Der Schulleiter, bei dem es sich nicht um einen Priester handelte, sei 1979 aus dem Dienst des Bistums ausgeschieden, sagte ein Sprecher des Bistums. Der Priester habe nach der Schließung der Einrichtung als Gemeindepfarrer gearbeitet und sei inzwischen im Ruhestand. Der Vorwurf des sexuellen Missbrauchs richte sich gegen den damaligen Schulleiter. Dagegen werde der Priester beschuldigt, Schüler aus nichtigem Anlass geprügelt zu haben.

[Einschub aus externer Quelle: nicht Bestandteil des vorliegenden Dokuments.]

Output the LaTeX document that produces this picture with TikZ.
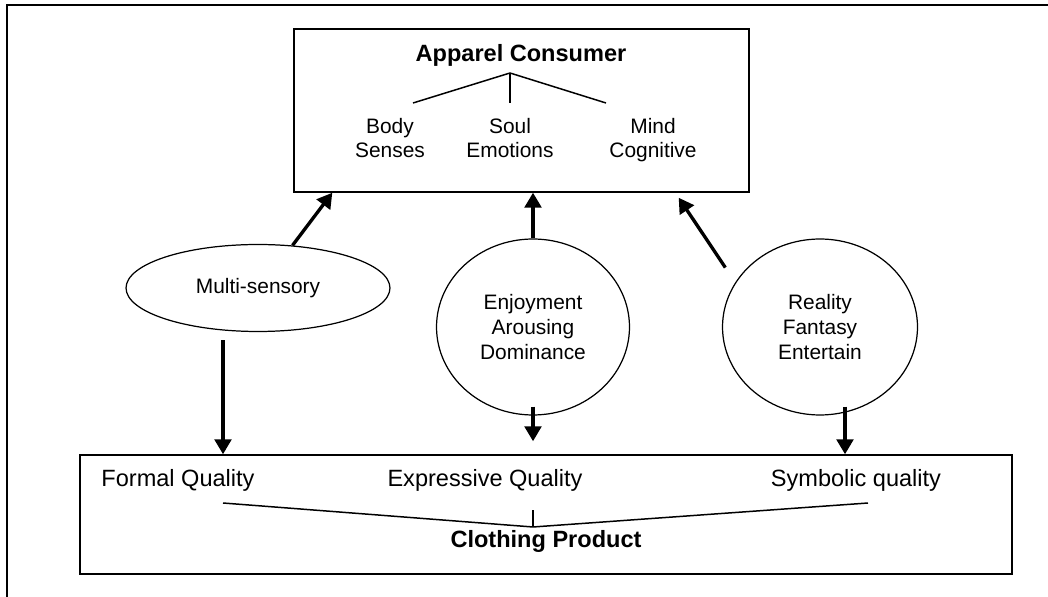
\documentclass[tikz,border=0pt]{standalone}
\usepackage{fontspec}
\setmainfont{Liberation Sans}
\usetikzlibrary{arrows.meta,shapes.geometric}

\newcommand{\itemsize}{\fontsize{11.9}{14.2}\selectfont}
\newcommand{\labelsize}{\fontsize{13.4}{16}\selectfont}

\begin{document}
\begin{tikzpicture}[x=0.02cm,y=-0.02cm,line width=0.85pt,>={Triangle[length=8.5pt,width=9.5pt]},
	box/.style={draw=black, inner sep=0pt},
	oval/.style={draw=black, ellipse, line width=0.7pt, inner sep=0pt, align=center, font=\itemsize},
	item/.style={align=center, font=\itemsize, anchor=base},
	label/.style={font=\labelsize},
	arr/.style={->, line width=1.9pt}]
		\useasboundingbox (0,0) rectangle (1048,597);
		\draw (7,597) -- (7,5) -- (1048,5);
		\node[box, minimum width=9.1cm, minimum height=3.26cm] (consumer) at (521.5,110.5) {};
		\node[label] (cname) at (521,55) {\textbf{Apparel Consumer}};
		\coordinate (croot) at (510,73);
		\draw (croot) -- ++(-97,30); \draw (croot) -- ++(0,30); \draw (croot) -- ++(96,30);
		\node[item] (body) at (390,158) {Body\\Senses};
		\node[item] (soul) at (510,158) {Soul\\Emotions};
		\node[item] (mind) at (653,158) {Mind\\Cognitive};
		\node[box, minimum width=18.64cm, minimum height=2.38cm] (product) at (546,514.5) {};
		\node[label] (formal) at (178,480) {Formal Quality};
		\node[label] (expressive) at (485,480) {Expressive Quality};
		\node[label] (symbolic) at (856,480) {Symbolic quality};
		\node[label] (pname) at (546,541) {\textbf{Clothing Product}};
		\coordinate (proot) at (533,527);
		\draw (proot) -- (223,503); \draw (proot) -- (533,510); \draw (proot) -- (868,503);
		\node[oval, minimum width=5.28cm, minimum height=1.74cm] (sensory) at (258,288) {Multi-sensory};
			\draw[arr] (sensory.51) -- ([xshift=0.78cm]consumer.south west);
			\draw[arr] ([shift={(-35,8)}]sensory.south) coordinate (s1) -- (s1 |- product.north);
		\node[oval, minimum width=3.86cm, minimum height=3.52cm] (emotion) at (533,327) {Enjoyment\\Arousing\\Dominance};
			\draw[arr] (emotion.north) -- (emotion.north |- consumer.south);
			\draw[arr] ([shift={(0,-9)}]emotion.south) -- ([shift={(0,-13)}]emotion.south |- product.north);
		\node[oval, minimum width=3.9cm, minimum height=3.52cm] (fantasy) at (820,327) {Reality\\Fantasy\\Entertain};
			\draw[arr] ([shift={(-14,-9)}]fantasy.148) -- ([shift={(-71,5)}]consumer.south east);
			\draw[arr] ([shift={(25,-9)}]fantasy.south) coordinate (f1) -- (f1 |- product.north);
	\end{tikzpicture}
\end{document}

Das Knabenkonvikt war ein Internat für Schüler, die ein Gymnasium in Bensheim besuchten. Der Bistumssprecher sagte, die Aktenlage sei schwierig. Daher seien alle ehemaligen Schüler des Konvikts aufgerufen, sich an das Bistum oder die Staatsanwaltschaft zu wenden, sofern sie konkrete Angaben zu den Vorwürfen machen könnten. Das Bistum sei zu einer sorgfältigen Aufklärung in Zusammenarbeit mit der Staatsanwaltschaft bereit.

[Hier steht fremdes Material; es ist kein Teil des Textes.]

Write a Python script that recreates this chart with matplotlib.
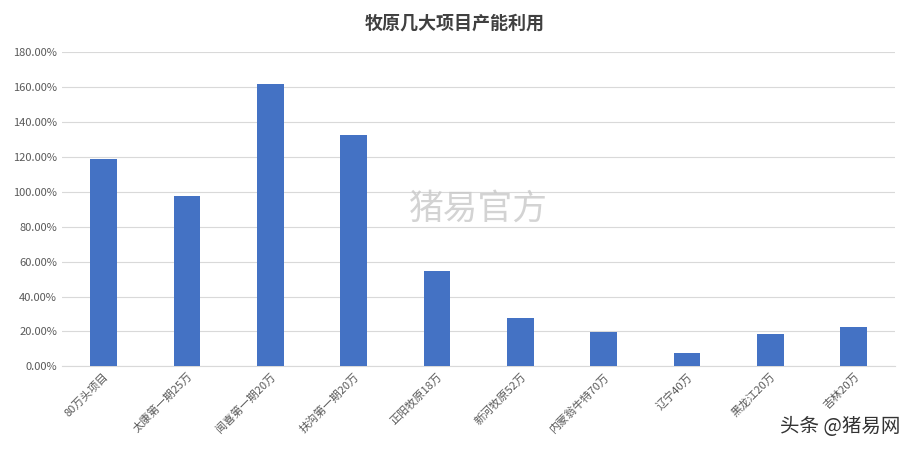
import matplotlib.pyplot as plt
from matplotlib.ticker import FuncFormatter

plt.rcParams['font.family'] = ['Noto Sans CJK SC', 'DejaVu Sans']

projects = ['80万头项目', '太康第一期25万', '闻喜第一期20万', '扶沟第一期20万', '正阳牧原18万',
            '新河牧原52万', '内蒙翁牛特70万', '辽宁40万', '黑龙江20万', '吉林20万']
utilization = [118.7, 97.5, 161.7, 132.4, 54.5, 27.5, 19.5, 7.5, 18.5, 22.5]

fig = plt.figure(figsize=(9.09, 4.54), dpi=100)
ax = fig.add_axes([0.068, 0.193, 0.917, 0.692])
x = range(len(projects))
ax.bar(x, utilization, width=0.32, color='#4472C4', zorder=3)
ax.set_xlim(-0.5, len(projects) - 0.5)
ax.set_ylim(0, 180)
ax.set_yticks(range(0, 181, 20))
ax.yaxis.set_major_formatter(FuncFormatter(lambda v, p: f'{v:.2f}%'))
ax.grid(axis='y', color='#D9D9D9', lw=0.8, zorder=0)
for s in ['top', 'right', 'left']:
    ax.spines[s].set_visible(False)
ax.spines['bottom'].set_color('#D9D9D9')
ax.tick_params(length=0, labelsize=8, colors='#595959')
ax.set_xticks(list(x))
ax.set_xticklabels(projects, rotation=45, ha='right', rotation_mode='anchor')

fig.text(0.5, 0.95, '牧原几大项目产能利用', ha='center', va='center', fontsize=13,
         color='#404040', fontweight='bold')
fig.text(0.45, 0.54, '猪易官方', ha='left', va='center', fontsize=25, color='#c8c8c8', alpha=0.8)
fig.text(0.99, 0.06, '头条 @猪易网', ha='right', va='center', fontsize=14, color='#333333')

fig.savefig('out.png', dpi=100, facecolor='white')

Schikanen in DDR-Kinderheim

In Sachsen richtet sich der Verdacht laut einem Pressebericht auf das Ernst-Schneller-Heim für sogenannte erziehungsauffällige Kinder. Dort sollen sich nach Angaben eines ehemaligen Heimbewohners in den Jahren 1970 bis 1980 - also zu DDR-Zeiten - täglich sexuelle Übergriffe auf Kinder und Jugendliche ereignet haben, berichtet die "Leipziger Volkszeitung". Die Opfer hätten mehrmals täglich sexuelle Belästigungen über sich ergehen lassen müssen. So hätten Kinder beispielsweise nackt zum Duschraum laufen müssen und seien dabei geschlagen und im Intimbereich berührt worden.

Die Caritas hatte das Heim nach der Wende 1994 übernommen. Mitarbeiter aus der Zeit sind nach seinen Angaben nicht mehr im Heim beschäftigt. Der heutige Leiter sagte der "Leipziger Volkszeitung", er könne die aktuellen Vorwürfe nicht ausschließen. Er habe sich bereit erklärt, für eventuelle Opfer zur Verfügung zu stehen. Auch das Landratsamt Nordsachsen habe Hilfe angeboten. In der Vergangenheit hat es bereits mehrfach Berichte über Schikanen und Gewalt in Kinderheimen und Jugendwerkhöfen in der DDR gegeben. In einzelnen Fällen mussten sich Erzieher deswegen vor Gericht verantworten.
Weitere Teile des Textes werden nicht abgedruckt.